Sie denken beide an das kleine Land des Verräterkönigs, dem Calred seine Gunst versprochen hat für die Auslieferung des Prinzen.

„Das Blut wird die kargen Böden wieder fruchtbar machen", erwidert Taris ruhig. „Die Opfer jetzt sind nötig, um die Opfer der Zukunft zu verhindern."

„Vielleicht", murmelt der Prinz und starrt weit in die Ferne, seine Augen glasig. Noch haben sie jene erste Grenze von damals nicht erreicht, noch sind sie nicht zurück im Land der Alten Könige.

„Spürst du noch das Gift, Altair?", fragt Taris leise und unvermutet. „Denn ich sehe, wie es in dir hochkommt."
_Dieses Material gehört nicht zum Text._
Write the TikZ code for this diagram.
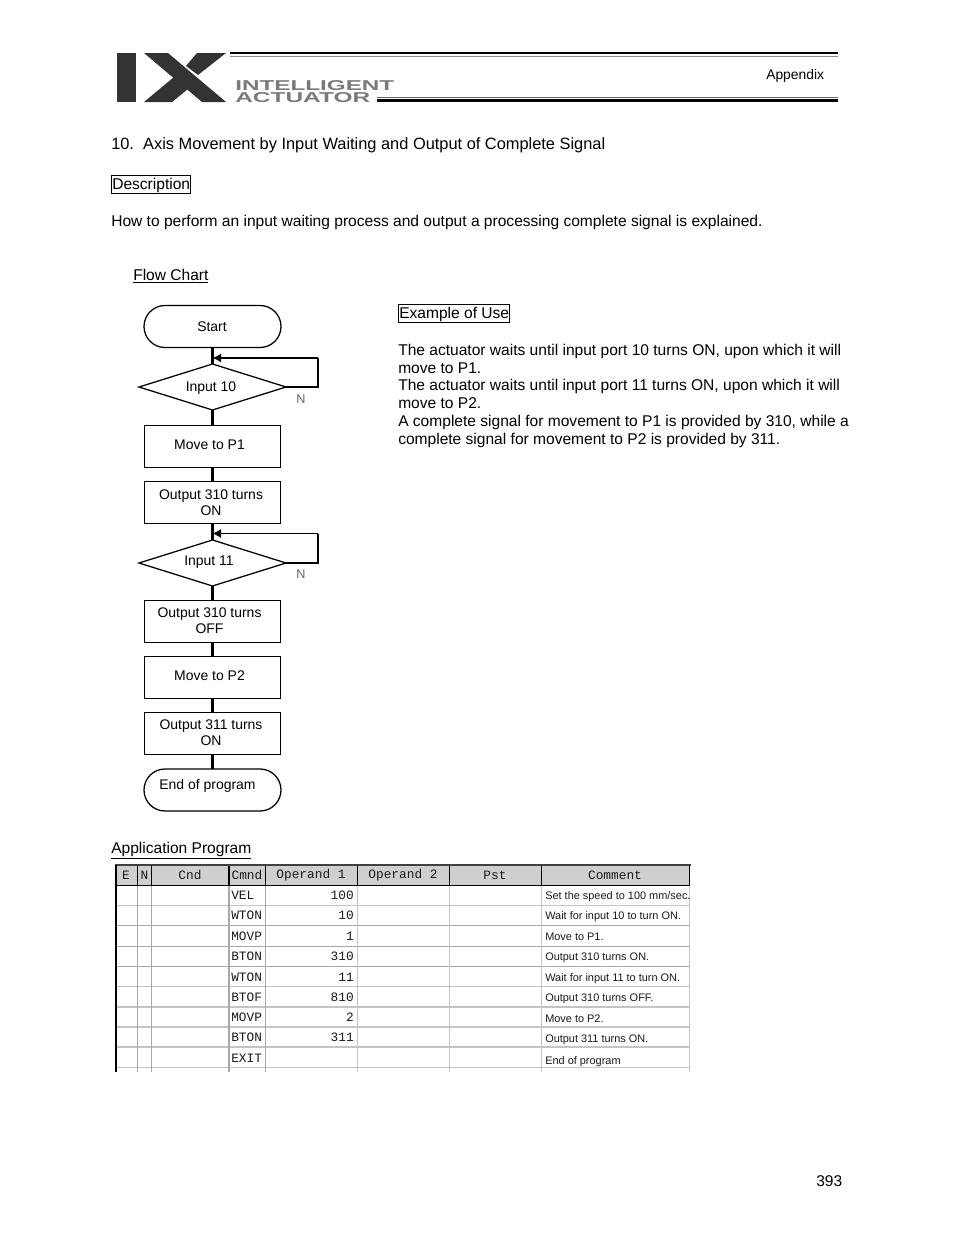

Er merkt, dass der Prinz schwer atmet, obwohl sie stehen.

„Ich dachte einmal, sie hätten uns das Essen vergiftet", sagt der Prinz. „Ich dachte, meine Brüder sind einer nach dem anderen auf den Boden des Saals gesunken, weil sie zu viel von unserem liebsten Eintopf genommen hatten. Ich dachte, ich hätte nur überlebt, weil sie mir nicht mehr als ein paar Löffel übrig gelassen haben, weil ich zu jung war, um mir meinen Teil zu erkämpfen. Aber vielleicht war es das Land selbst, das uns vergiftet hat, durch unsere Sohlen hindurch bis ins Herz."

Schweiß tritt auf die Stirn des Prinzen und Taris merkt kaum einen Augenblick zu früh, was geschieht, bevor seine Augen sich verdrehen und er kraftlos zusammensackt. Taris fängt ihn auf und kniet mit ihm am Boden, streicht ihm die feuchten Haare aus der Stirn und weiß genau, dass das hier von all ihren Wegen der längste sein wird.

***

Manchmal träumt Taris von Eianda. Dann sitzen sie wieder gemeinsam irgendwo zwischen flatternden Lichtpunkten, und sie redet mit ihm in einer so klaren und deutlichen Stimme, dass er sich noch danach an ihre Worte erinnern kann.

„Es ist schwerer, umzukehren, wenn tausend Männer hinter einem stehen", erklärt sie ihm ernst. „Sei vorsichtig Taris, dass ihr nicht so kurz vor dem Ende das Ziel verliert."

Sie singt ihm noch einmal die Vergessenen Lieder und er summt mit im Schlaf. Dann singt er sie dem Prinzen, und der Prinz lächelt und atmet ein kleines bisschen ruhiger.